Commit Graph

4 Commits

Author SHA1 Message Date
Heikki Linnakangas 928408d9e5 Fix a bug with SSI and prepared transactions:
If there's a dangerous structure T0 ---> T1 ---> T2, and T2 commits first,
we need to abort something. If T2 commits before both conflicts appear,
then it should be caught by OnConflict_CheckForSerializationFailure. If
both conflicts appear before T2 commits, it should be caught by
PreCommit_CheckForSerializationFailure. But that is actually run when
T2 *prepares*. Fix that in OnConflict_CheckForSerializationFailure, by
treating a prepared T2 as if it committed already.

This is mostly a problem for prepared transactions, which are in prepared
state for some time, but also for regular transactions because they also go
through the prepared state in the SSI code for a short moment when they're
committed.

Kevin Grittner and Dan Ports
2011-07-07 18:12:15 +03:00
Heikki Linnakangas 38c0e72180 Adjust the alternative expected output file for prepared_xacts test case,
used when max_prepared_transactions=0, for the recent changes in the test
case.
2011-06-21 17:07:10 +03:00
Heikki Linnakangas dafaa3efb7 Implement genuine serializable isolation level.
Until now, our Serializable mode has in fact been what's called Snapshot
Isolation, which allows some anomalies that could not occur in any
serialized ordering of the transactions. This patch fixes that using a
method called Serializable Snapshot Isolation, based on research papers by
Michael J. Cahill (see README-SSI for full references). In Serializable
Snapshot Isolation, transactions run like they do in Snapshot Isolation,
but a predicate lock manager observes the reads and writes performed and
aborts transactions if it detects that an anomaly might occur. This method
produces some false positives, ie. it sometimes aborts transactions even
though there is no anomaly.

To track reads we implement predicate locking, see storage/lmgr/predicate.c.
Whenever a tuple is read, a predicate lock is acquired on the tuple. Shared
memory is finite, so when a transaction takes many tuple-level locks on a
page, the locks are promoted to a single page-level lock, and further to a
single relation level lock if necessary. To lock key values with no matching
tuple, a sequential scan always takes a relation-level lock, and an index
scan acquires a page-level lock that covers the search key, whether or not
there are any matching keys at the moment.

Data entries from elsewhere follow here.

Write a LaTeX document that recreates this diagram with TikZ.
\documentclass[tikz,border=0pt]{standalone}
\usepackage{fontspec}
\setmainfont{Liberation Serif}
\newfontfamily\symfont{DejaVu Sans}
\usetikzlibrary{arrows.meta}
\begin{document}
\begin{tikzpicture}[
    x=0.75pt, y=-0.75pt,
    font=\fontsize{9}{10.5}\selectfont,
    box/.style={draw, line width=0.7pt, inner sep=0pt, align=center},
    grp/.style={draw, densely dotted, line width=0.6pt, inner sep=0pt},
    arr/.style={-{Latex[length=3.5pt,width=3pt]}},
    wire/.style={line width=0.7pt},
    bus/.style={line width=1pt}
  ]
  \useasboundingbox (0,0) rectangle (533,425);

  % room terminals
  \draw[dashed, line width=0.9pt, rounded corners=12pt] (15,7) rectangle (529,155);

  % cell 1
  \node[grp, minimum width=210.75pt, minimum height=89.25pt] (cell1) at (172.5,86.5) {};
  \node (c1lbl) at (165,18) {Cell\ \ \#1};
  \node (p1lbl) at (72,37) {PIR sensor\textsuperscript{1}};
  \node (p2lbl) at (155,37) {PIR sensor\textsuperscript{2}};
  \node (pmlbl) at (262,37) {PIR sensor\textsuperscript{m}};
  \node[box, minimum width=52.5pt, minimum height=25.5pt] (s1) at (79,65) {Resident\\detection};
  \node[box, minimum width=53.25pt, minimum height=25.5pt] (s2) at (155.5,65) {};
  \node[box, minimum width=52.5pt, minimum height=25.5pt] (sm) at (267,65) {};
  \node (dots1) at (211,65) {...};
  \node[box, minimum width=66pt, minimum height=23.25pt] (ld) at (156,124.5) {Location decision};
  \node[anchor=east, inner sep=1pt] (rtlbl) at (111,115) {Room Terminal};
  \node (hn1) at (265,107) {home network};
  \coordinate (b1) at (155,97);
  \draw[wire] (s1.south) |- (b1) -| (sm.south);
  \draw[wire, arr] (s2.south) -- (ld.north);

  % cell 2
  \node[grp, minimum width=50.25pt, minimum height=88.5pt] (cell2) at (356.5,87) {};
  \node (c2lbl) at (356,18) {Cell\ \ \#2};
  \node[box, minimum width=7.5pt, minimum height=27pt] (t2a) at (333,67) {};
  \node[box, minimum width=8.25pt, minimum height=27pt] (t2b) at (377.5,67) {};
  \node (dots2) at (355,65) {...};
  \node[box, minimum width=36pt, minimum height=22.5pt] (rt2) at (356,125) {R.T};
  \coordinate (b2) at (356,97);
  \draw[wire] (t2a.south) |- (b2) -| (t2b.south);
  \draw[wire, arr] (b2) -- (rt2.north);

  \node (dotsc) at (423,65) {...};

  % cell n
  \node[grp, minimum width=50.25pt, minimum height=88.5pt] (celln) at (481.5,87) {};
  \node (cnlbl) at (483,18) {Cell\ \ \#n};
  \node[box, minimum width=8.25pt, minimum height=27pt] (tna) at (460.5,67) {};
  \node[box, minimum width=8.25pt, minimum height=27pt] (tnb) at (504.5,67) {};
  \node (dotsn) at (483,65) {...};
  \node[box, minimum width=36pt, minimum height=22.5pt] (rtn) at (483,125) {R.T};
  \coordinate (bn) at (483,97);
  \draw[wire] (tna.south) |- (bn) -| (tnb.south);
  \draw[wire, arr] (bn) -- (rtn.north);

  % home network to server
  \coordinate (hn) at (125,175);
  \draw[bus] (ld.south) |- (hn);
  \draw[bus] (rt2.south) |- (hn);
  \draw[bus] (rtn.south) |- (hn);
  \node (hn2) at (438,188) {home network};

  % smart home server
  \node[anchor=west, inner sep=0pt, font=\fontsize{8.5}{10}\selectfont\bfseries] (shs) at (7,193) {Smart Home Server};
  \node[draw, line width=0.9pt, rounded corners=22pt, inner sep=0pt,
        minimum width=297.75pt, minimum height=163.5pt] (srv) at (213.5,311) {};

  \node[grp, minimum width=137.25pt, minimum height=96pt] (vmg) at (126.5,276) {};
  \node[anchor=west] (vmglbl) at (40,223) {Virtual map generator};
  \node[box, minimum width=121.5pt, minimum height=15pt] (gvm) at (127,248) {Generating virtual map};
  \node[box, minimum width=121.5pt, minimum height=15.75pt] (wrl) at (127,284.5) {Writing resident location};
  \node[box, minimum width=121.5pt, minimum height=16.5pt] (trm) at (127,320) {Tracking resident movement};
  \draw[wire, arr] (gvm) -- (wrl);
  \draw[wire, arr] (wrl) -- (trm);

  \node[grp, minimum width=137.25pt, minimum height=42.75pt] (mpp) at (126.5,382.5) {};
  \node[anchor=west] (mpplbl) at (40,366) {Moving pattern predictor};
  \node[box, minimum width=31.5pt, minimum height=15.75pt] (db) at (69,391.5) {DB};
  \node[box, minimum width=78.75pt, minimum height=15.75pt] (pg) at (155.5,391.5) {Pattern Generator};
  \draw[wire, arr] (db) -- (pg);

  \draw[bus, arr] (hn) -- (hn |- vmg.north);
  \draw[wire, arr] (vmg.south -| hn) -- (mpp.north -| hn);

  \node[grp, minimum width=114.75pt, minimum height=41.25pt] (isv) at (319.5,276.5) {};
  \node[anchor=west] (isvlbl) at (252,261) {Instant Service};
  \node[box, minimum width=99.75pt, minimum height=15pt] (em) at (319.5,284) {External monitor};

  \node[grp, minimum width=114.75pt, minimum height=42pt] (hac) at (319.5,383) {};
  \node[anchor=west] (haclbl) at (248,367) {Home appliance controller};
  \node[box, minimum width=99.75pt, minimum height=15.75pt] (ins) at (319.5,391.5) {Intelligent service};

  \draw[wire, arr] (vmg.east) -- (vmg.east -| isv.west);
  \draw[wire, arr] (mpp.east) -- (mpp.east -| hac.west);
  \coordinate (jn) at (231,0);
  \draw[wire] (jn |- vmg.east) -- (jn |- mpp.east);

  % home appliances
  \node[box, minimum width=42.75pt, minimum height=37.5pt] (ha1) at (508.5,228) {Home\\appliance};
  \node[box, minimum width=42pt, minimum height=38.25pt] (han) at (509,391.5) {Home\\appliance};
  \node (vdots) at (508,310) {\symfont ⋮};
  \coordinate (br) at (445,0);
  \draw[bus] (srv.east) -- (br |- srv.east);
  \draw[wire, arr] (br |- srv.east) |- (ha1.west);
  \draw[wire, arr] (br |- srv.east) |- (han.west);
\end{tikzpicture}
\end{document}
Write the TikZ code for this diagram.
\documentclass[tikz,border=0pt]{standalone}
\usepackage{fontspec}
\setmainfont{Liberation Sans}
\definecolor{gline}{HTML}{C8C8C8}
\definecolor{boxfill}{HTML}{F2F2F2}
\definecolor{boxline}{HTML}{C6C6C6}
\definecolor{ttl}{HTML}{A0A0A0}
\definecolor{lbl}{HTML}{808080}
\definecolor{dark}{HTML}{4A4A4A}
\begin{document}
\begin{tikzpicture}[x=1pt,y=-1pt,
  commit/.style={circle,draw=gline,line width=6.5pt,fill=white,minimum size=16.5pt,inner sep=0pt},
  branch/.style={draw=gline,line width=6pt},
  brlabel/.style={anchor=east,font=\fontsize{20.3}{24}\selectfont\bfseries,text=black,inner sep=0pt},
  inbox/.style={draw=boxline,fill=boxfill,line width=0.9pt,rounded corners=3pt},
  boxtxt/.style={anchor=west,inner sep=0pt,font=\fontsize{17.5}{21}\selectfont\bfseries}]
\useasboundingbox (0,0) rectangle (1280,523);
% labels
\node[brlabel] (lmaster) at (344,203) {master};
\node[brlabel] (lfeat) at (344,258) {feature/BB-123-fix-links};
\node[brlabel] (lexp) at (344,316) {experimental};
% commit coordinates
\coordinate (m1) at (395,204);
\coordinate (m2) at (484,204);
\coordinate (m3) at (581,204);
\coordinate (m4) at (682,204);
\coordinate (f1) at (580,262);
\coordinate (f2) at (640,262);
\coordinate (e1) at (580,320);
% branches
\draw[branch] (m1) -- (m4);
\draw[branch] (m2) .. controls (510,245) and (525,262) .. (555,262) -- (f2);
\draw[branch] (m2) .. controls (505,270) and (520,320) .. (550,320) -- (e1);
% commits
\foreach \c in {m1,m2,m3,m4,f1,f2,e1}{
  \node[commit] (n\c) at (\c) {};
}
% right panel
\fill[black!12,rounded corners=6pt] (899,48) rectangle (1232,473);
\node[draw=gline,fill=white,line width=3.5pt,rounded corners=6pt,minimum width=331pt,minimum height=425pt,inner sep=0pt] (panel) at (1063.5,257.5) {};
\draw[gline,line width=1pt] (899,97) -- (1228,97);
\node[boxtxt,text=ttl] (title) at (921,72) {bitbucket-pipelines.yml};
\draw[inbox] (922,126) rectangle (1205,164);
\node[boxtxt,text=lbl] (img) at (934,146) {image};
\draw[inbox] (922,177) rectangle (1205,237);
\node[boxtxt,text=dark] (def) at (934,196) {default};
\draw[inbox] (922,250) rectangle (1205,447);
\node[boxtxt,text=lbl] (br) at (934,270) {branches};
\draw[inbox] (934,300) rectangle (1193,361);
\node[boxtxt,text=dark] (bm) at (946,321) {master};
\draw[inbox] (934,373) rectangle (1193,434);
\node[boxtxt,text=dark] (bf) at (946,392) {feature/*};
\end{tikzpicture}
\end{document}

A predicate lock doesn't conflict with any regular locks or with another
predicate locks in the normal sense. They're only used by the predicate lock
manager to detect the danger of anomalies. Only serializable transactions
participate in predicate locking, so there should be no extra overhead for
for other transactions.

Predicate locks can't be released at commit, but must be remembered until
all the transactions that overlapped with it have completed. That means that
we need to remember an unbounded amount of predicate locks, so we apply a
lossy but conservative method of tracking locks for committed transactions.
If we run short of shared memory, we overflow to a new "pg_serial" SLRU
pool.

We don't currently allow Serializable transactions in Hot Standby mode.
That would be hard, because even read-only transactions can cause anomalies
that wouldn't otherwise occur.

Serializable isolation mode now means the new fully serializable level.
Repeatable Read gives you the old Snapshot Isolation level that we have
always had.

Kevin Grittner and Dan Ports, reviewed by Jeff Davis, Heikki Linnakangas and
Anssi Kääriäinen
2011-02-08 00:09:08 +02:00
Tom Lane 8d4f2ecd41 Change the default value of max_prepared_transactions to zero, and add
documentation warnings against setting it nonzero unless active use of
prepared transactions is intended and a suitable transaction manager has been
installed.  This should help to prevent the type of scenario we've seen
several times now where a prepared transaction is forgotten and eventually
causes severe maintenance problems (or even anti-wraparound shutdown).

The only real reason we had the default be nonzero in the first place was to
support regression testing of the feature.  To still be able to do that,
tweak pg_regress to force a nonzero value during "make check".  Since we
cannot force a nonzero value in "make installcheck", add a variant regression
test "expected" file that shows the results that will be obtained when
max_prepared_transactions is zero.

Also, extend the HINT messages for transaction wraparound warnings to mention
the possibility that old prepared transactions are causing the problem.

All per today's discussion.
2009-04-23 00:23:46 +00:00